The potential of optical networks has been predicted for years, and with the emergence of new DWDM equipment that is both protocol and bit rate independent and the substantial increase in fiber-optic cable deployments, there is now a real foundation for a high-performance network infrastructure. Optical Storage Networks (OSN) employ DWDM technology as a wide area transport backbone to connect high-speed servers and storage components. This enables organizations to consolidate ESCON, Fiber Channel, and 100/1,000 Ethernet circuits onto the same optical fiber (by multiplexing feeds at different wavelengths). OSNs also offer the potential to aggregate voice, data, and storage networking traffic on a single, high-bandwidth, fiber-optic infrastructure that spans campus, metropolitan, and intercity networks. It is likely that this will be offered as a managed service through a combination of Storage Service Providers (SSPs) and Optical Service Providers (OSPs).

The evolution of OSNs and increased deployment of Fibre Channel are likely to have a significant impact on enterprise storage strategies over the next decade. As such, network planners should pay particular attention to the design of Fibre Channel SANs to ensure that they have a clear migration path to OSN in the future.
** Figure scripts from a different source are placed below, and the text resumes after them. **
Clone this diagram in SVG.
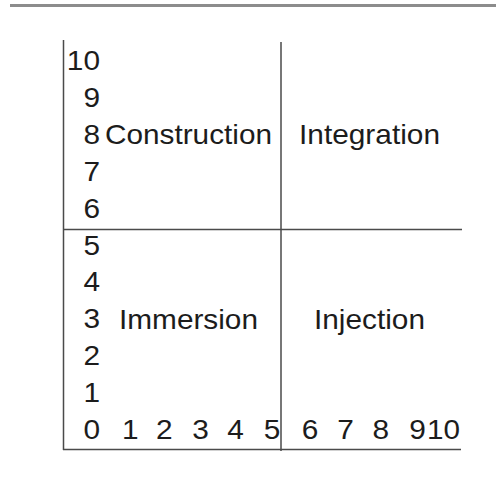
<svg xmlns="http://www.w3.org/2000/svg" width="496" height="484" viewBox="0 0 496 484">
  <style>
    text { font-family: "Liberation Sans", Arial, sans-serif; font-size: 28px; fill: #1c1c1c; }
    .d { text-anchor: middle; }
    .ye { text-anchor: end; }
    .ln { stroke: #4a4a4a; stroke-width: 1.5; fill: none; }
  </style>
  <rect width="496" height="484" fill="#fff"/>
  <line x1="10" y1="5.5" x2="496" y2="5.5" stroke="#8c8c8c" stroke-width="3"/>
  <g id="connectors">
    <line class="ln" x1="63.5" y1="40" x2="63.5" y2="450"/>
    <line class="ln" x1="281" y1="42" x2="281" y2="451" stroke="#666"/>
    <line class="ln" x1="63" y1="229.5" x2="462" y2="229.5"/>
    <line class="ln" x1="63" y1="449.5" x2="461" y2="449.5"/>
  </g>
  <g id="y-axis">
    <text class="ye" x="100" y="70" textLength="33.2" lengthAdjust="spacingAndGlyphs">10</text>
    <text class="ye" x="100" y="106.9" textLength="16.6" lengthAdjust="spacingAndGlyphs">9</text>
    <text class="ye" x="100" y="143.8" textLength="16.6" lengthAdjust="spacingAndGlyphs">8</text>
    <text class="ye" x="100" y="180.7" textLength="16.6" lengthAdjust="spacingAndGlyphs">7</text>
    <text class="ye" x="100" y="217.6" textLength="16.6" lengthAdjust="spacingAndGlyphs">6</text>
    <text class="ye" x="100" y="254.5" textLength="16.6" lengthAdjust="spacingAndGlyphs">5</text>
    <text class="ye" x="100" y="291.4" textLength="16.6" lengthAdjust="spacingAndGlyphs">4</text>
    <text class="ye" x="100" y="328.3" textLength="16.6" lengthAdjust="spacingAndGlyphs">3</text>
    <text class="ye" x="100" y="365.2" textLength="16.6" lengthAdjust="spacingAndGlyphs">2</text>
    <text class="ye" x="100" y="402.1" textLength="16.6" lengthAdjust="spacingAndGlyphs">1</text>
  </g>
  <g id="x-axis">
    <text class="d" x="91.8" y="439" textLength="16.6" lengthAdjust="spacingAndGlyphs">0</text>
    <text class="d" x="130.3" y="439" textLength="16.6" lengthAdjust="spacingAndGlyphs">1</text>
    <text class="d" x="164.2" y="439" textLength="16.6" lengthAdjust="spacingAndGlyphs">2</text>
    <text class="d" x="200.5" y="439" textLength="16.6" lengthAdjust="spacingAndGlyphs">3</text>
    <text class="d" x="235.5" y="439" textLength="16.6" lengthAdjust="spacingAndGlyphs">4</text>
    <text class="d" x="272" y="439" textLength="16.6" lengthAdjust="spacingAndGlyphs">5</text>
    <text class="d" x="310" y="439" textLength="16.6" lengthAdjust="spacingAndGlyphs">6</text>
    <text class="d" x="345.5" y="439" textLength="16.6" lengthAdjust="spacingAndGlyphs">7</text>
    <text class="d" x="380.8" y="439" textLength="16.6" lengthAdjust="spacingAndGlyphs">8</text>
    <text class="d" x="417.5" y="439" textLength="16.6" lengthAdjust="spacingAndGlyphs">9</text>
    <text class="d" x="443.5" y="439" textLength="33" lengthAdjust="spacingAndGlyphs">10</text>
  </g>
  <g id="construction">
    <text x="105" y="143.8" textLength="167" lengthAdjust="spacingAndGlyphs">Construction</text>
  </g>
  <g id="integration">
    <text x="299" y="143.8" textLength="141" lengthAdjust="spacingAndGlyphs">Integration</text>
  </g>
  <g id="immersion">
    <text x="119" y="329" textLength="139" lengthAdjust="spacingAndGlyphs">Immersion</text>
  </g>
  <g id="injection">
    <text x="314" y="329" textLength="111" lengthAdjust="spacingAndGlyphs">Injection</text>
  </g>
</svg>
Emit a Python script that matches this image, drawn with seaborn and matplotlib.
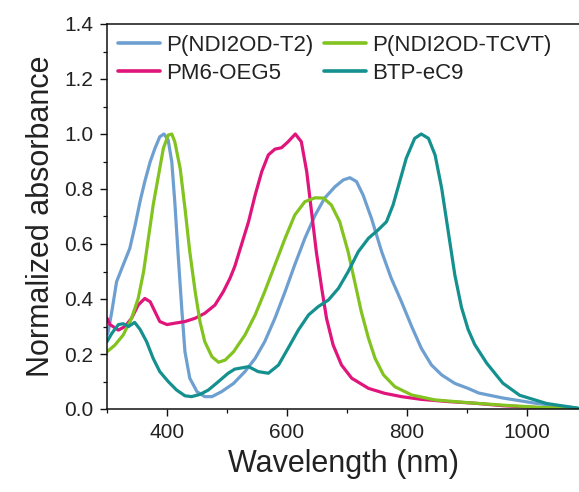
import numpy as np
import pandas as pd
import matplotlib
matplotlib.use("Agg")
import matplotlib.pyplot as plt
from matplotlib.ticker import MultipleLocator, FormatStrFormatter
import seaborn as sns

# ---- data ----
t2_wl = [300, 302, 308, 316, 327, 338, 347, 355, 363, 372, 380, 388, 395, 402, 408, 413, 419, 425, 430, 438, 450, 463, 475, 491, 511, 530, 547, 563, 580, 597, 613, 630, 647, 663, 680, 694, 705, 716, 727, 741, 758, 774, 791, 808, 824, 841, 858, 880, 902, 920, 960, 1017, 1085]
t2_val = [0.27, 0.281, 0.354, 0.463, 0.524, 0.584, 0.669, 0.754, 0.827, 0.899, 0.948, 0.99, 1.0, 0.978, 0.899, 0.754, 0.548, 0.354, 0.208, 0.112, 0.063, 0.045, 0.045, 0.063, 0.093, 0.136, 0.184, 0.245, 0.33, 0.427, 0.524, 0.621, 0.705, 0.767, 0.808, 0.833, 0.841, 0.827, 0.778, 0.693, 0.572, 0.475, 0.39, 0.30, 0.221, 0.16, 0.124, 0.093, 0.075, 0.058, 0.04, 0.02, 0.003]

tcvt_wl = [300, 313, 327, 341, 352, 361, 369, 377, 386, 394, 402, 408, 413, 422, 430, 438, 447, 455, 463, 475, 486, 497, 511, 530, 547, 563, 580, 597, 613, 630, 647, 661, 674, 688, 702, 713, 724, 736, 747, 761, 780, 808, 847, 902, 960, 1020, 1085]
tcvt_val = [0.208, 0.232, 0.269, 0.33, 0.402, 0.499, 0.621, 0.742, 0.851, 0.948, 0.996, 1.0, 0.972, 0.875, 0.73, 0.572, 0.427, 0.318, 0.245, 0.19, 0.17, 0.178, 0.208, 0.269, 0.342, 0.427, 0.524, 0.621, 0.705, 0.754, 0.768, 0.767, 0.742, 0.681, 0.572, 0.463, 0.354, 0.257, 0.184, 0.124, 0.081, 0.051, 0.033, 0.023, 0.014, 0.006, 0.001]

pm6_wl = [300, 305, 319, 330, 341, 352, 363, 372, 380, 388, 400, 413, 430, 447, 463, 480, 494, 505, 513, 524, 536, 547, 558, 569, 580, 591, 602, 614, 624, 633, 641, 649, 658, 666, 677, 691, 708, 736, 763, 791, 824, 869, 913, 960, 1020, 1085]
pm6_val = [0.33, 0.307, 0.287, 0.30, 0.33, 0.378, 0.402, 0.39, 0.354, 0.318, 0.307, 0.312, 0.318, 0.33, 0.348, 0.378, 0.427, 0.475, 0.518, 0.596, 0.681, 0.778, 0.863, 0.924, 0.945, 0.95, 0.972, 1.0, 0.972, 0.863, 0.718, 0.572, 0.439, 0.33, 0.233, 0.16, 0.112, 0.075, 0.057, 0.045, 0.035, 0.027, 0.021, 0.012, 0.005, 0.0]

btp_wl = [300, 308, 319, 327, 336, 346, 355, 366, 377, 388, 402, 416, 430, 441, 455, 469, 486, 502, 513, 536, 552, 569, 586, 602, 619, 636, 652, 669, 686, 702, 719, 736, 752, 766, 777, 788, 799, 813, 824, 836, 847, 858, 869, 880, 891, 902, 913, 933, 960, 988, 1033, 1085]
btp_val = [0.245, 0.275, 0.307, 0.31, 0.30, 0.315, 0.29, 0.245, 0.184, 0.136, 0.10, 0.069, 0.048, 0.045, 0.053, 0.069, 0.10, 0.13, 0.145, 0.154, 0.136, 0.13, 0.16, 0.221, 0.287, 0.342, 0.372, 0.396, 0.439, 0.499, 0.572, 0.621, 0.651, 0.681, 0.742, 0.827, 0.912, 0.984, 1.0, 0.984, 0.924, 0.803, 0.645, 0.487, 0.37, 0.29, 0.235, 0.167, 0.094, 0.05, 0.02, 0.003]

names = ["P(NDI2OD-T2)", "PM6-OEG5", "P(NDI2OD-TCVT)", "BTP-eC9"]
colors = ["#6e9fd1", "#e0157c", "#82c31f", "#14908f"]

frames = []
for n, wl, v in [(names[0], t2_wl, t2_val), (names[1], pm6_wl, pm6_val),
                 (names[2], tcvt_wl, tcvt_val), (names[3], btp_wl, btp_val)]:
    frames.append(pd.DataFrame({"wl": wl, "abs": v, "sample": n}))
df = pd.concat(frames, ignore_index=True)

sns.set_style("ticks")
plt.rcParams["font.family"] = ["Liberation Sans", "DejaVu Sans"]

fig = plt.figure(figsize=(5.79, 4.92), dpi=100)
ax = fig.add_axes([107 / 579, 83 / 492, 472 / 579, 385 / 492])

sns.lineplot(data=df, x="wl", y="abs", hue="sample", hue_order=names,
             palette=colors, linewidth=2.3, sort=False, estimator=None, ax=ax)
for ln in ax.get_lines():
    ln.set_solid_joinstyle("round")
    ln.set_solid_capstyle("round")

ax.set_xlim(300, 1087)
ax.set_ylim(0, 1.4)
ax.xaxis.set_major_locator(MultipleLocator(200))
ax.xaxis.set_minor_locator(MultipleLocator(100))
ax.yaxis.set_major_locator(MultipleLocator(0.2))
ax.yaxis.set_minor_locator(MultipleLocator(0.1))
ax.yaxis.set_major_formatter(FormatStrFormatter("%.1f"))
ax.set_xticks([400, 600, 800, 1000])

for s in ["left", "bottom", "top"]:
    ax.spines[s].set_linewidth(1.1)
    ax.spines[s].set_color("#111111")
ax.spines["right"].set_visible(False)
ax.tick_params(which="major", direction="out", length=5, width=1.0,
               labelsize=15, colors="#111111", labelcolor="#222222", pad=5)
ax.tick_params(which="minor", direction="out", length=3, width=0.9, colors="#111111")
ax.tick_params(top=False, right=False, which="both")

ax.set_xlabel("Wavelength (nm)", fontsize=22, color="#222222", labelpad=5)
ax.set_ylabel("Normalized absorbance", fontsize=22, color="#222222", labelpad=6)

leg = ax.legend(ncol=2, loc="upper left", bbox_to_anchor=(0.0, 1.0),
                frameon=False, fontsize=16, handlelength=1.9,
                handletextpad=0.25, columnspacing=0.5, labelspacing=0.3,
                borderaxespad=0.2, borderpad=0.3)
for t in leg.get_texts():
    t.set_color("#222222")
for h in leg.get_lines():
    h.set_linewidth(2.6)

fig.savefig("out.png", dpi=100)
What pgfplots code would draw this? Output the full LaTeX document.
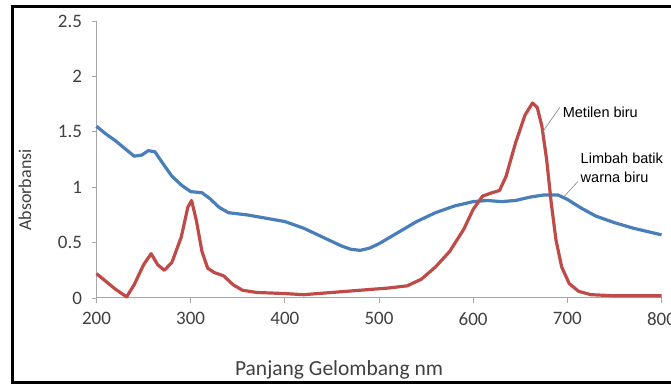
\documentclass[border=0pt]{standalone}
\usepackage{pgfplots}
\pgfplotsset{compat=1.18}
\usepackage{fontspec}
\setmainfont{Carlito}
\newfontfamily\arialfont{Liberation Sans}
\definecolor{exblue}{HTML}{4A7EBB}
\definecolor{exred}{HTML}{BE4B48}
\definecolor{axgray}{HTML}{A6A6A6}
\definecolor{txt}{HTML}{404040}
\begin{document}
\begin{tikzpicture}
\begin{axis}[
  scale only axis, width=565pt, height=277pt,
  xmin=200, xmax=800, ymin=0, ymax=2.5,
  axis x line=bottom, axis y line=left,
  axis line style={axgray, line width=1pt, -},
  xtick={200,300,...,800}, ytick={0,0.5,...,2.5},
  tick align=outside, major tick length=5pt,
  tick style={axgray, line width=0.8pt},
  /pgf/number format/assume math mode=true,
  ticklabel style={font=\fontsize{19}{20}\selectfont, text=txt},
  xticklabel style={yshift=-6pt},
  yticklabel style={xshift=-6pt},
  clip=false,
]
\addplot[exblue, line width=3.2pt, line join=round] coordinates {
(200,1.55) (210,1.48) (220,1.42) (230,1.35) (240,1.28) (248,1.29) (255,1.33)
(262,1.32) (270,1.22) (280,1.10) (290,1.02) (300,0.96) (312,0.95) (320,0.90)
(330,0.82) (340,0.77) (360,0.75) (380,0.72) (400,0.69) (420,0.63) (440,0.55)
(460,0.47) (470,0.44) (480,0.43) (490,0.45) (500,0.49) (520,0.59) (540,0.69)
(560,0.77) (580,0.83) (600,0.87) (615,0.88) (630,0.87) (645,0.88) (660,0.91)
(675,0.93) (690,0.93) (700,0.89) (715,0.81) (730,0.74) (750,0.68) (770,0.63)
(790,0.59) (800,0.57)
};
\addplot[exred, line width=3.2pt, line join=round] coordinates {
(200,0.22) (210,0.15) (220,0.08) (232,0.01) (240,0.12) (250,0.30) (258,0.40)
(265,0.30) (272,0.25) (280,0.32) (290,0.55) (297,0.82) (301,0.88) (306,0.70)
(312,0.42) (318,0.27) (325,0.23) (335,0.20) (345,0.12) (355,0.07) (370,0.05)
(400,0.04) (420,0.03) (450,0.05) (480,0.07) (510,0.09) (530,0.11) (545,0.17)
(560,0.28) (575,0.42) (590,0.62) (600,0.80) (610,0.92) (620,0.95) (628,0.97)
(635,1.10) (645,1.40) (655,1.65) (663,1.76) (668,1.72) (673,1.55) (678,1.25)
(683,0.85) (688,0.52) (694,0.28) (702,0.13) (712,0.06) (725,0.03) (750,0.02)
(800,0.02)
};
\draw[gray, line width=0.6pt] (axis cs:673,1.49) -- (axis cs:692,1.72);
\draw[gray, line width=0.6pt] (axis cs:696,0.91) -- (axis cs:711,1.05);
\node[anchor=west, font=\arialfont\fontsize{14.5}{15}\selectfont, inner sep=0pt] at (axis cs:695,1.68) {Metilen biru};
\node[anchor=west, font=\arialfont\fontsize{14.5}{15}\selectfont, inner sep=0pt] at (axis cs:714,1.26) {Limbah batik};
\node[anchor=west, font=\arialfont\fontsize{14.5}{15}\selectfont, inner sep=0pt] at (axis cs:714,1.09) {warna biru};
\node[rotate=90, font=\fontsize{18}{20}\selectfont, text=txt] at (rel axis cs:-0.1265,0.390) {Absorbansi};
\node[font=\fontsize{21.5}{22}\selectfont, text=txt] at (rel axis cs:0.4292,-0.2599) {Panjang Gelombang nm};
\coordinate (BL) at (rel axis cs:-0.1708,-0.3105);
\coordinate (TR) at (rel axis cs:1.0168,1.0758);
\coordinate (FBL) at (rel axis cs:-0.1487,-0.3051);
\coordinate (FTR) at (rel axis cs:1.0204,1.0523);
\end{axis}
\draw[line width=2.8pt] (FTR) -- (FBL|-FTR) -- (FBL) -- (FTR|-FBL);
\pgfresetboundingbox
\useasboundingbox (BL) rectangle (TR);
\end{tikzpicture}
\end{document}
Once OSNs are deployed, organizations may begin to consider the possibilities of extending the advantages of optical networking to traditional data network applications. Since an OSN is effectively a high-speed private WAN backbone, it could, for example, be used to support applications such as distributed server clustering (server-to-server protocols could be directed across the OSN rather than in-band). OSNs might also be useful for out-of-band management applications; this would, for example, enable the network to be monitored and configured even if the main backbone is offline.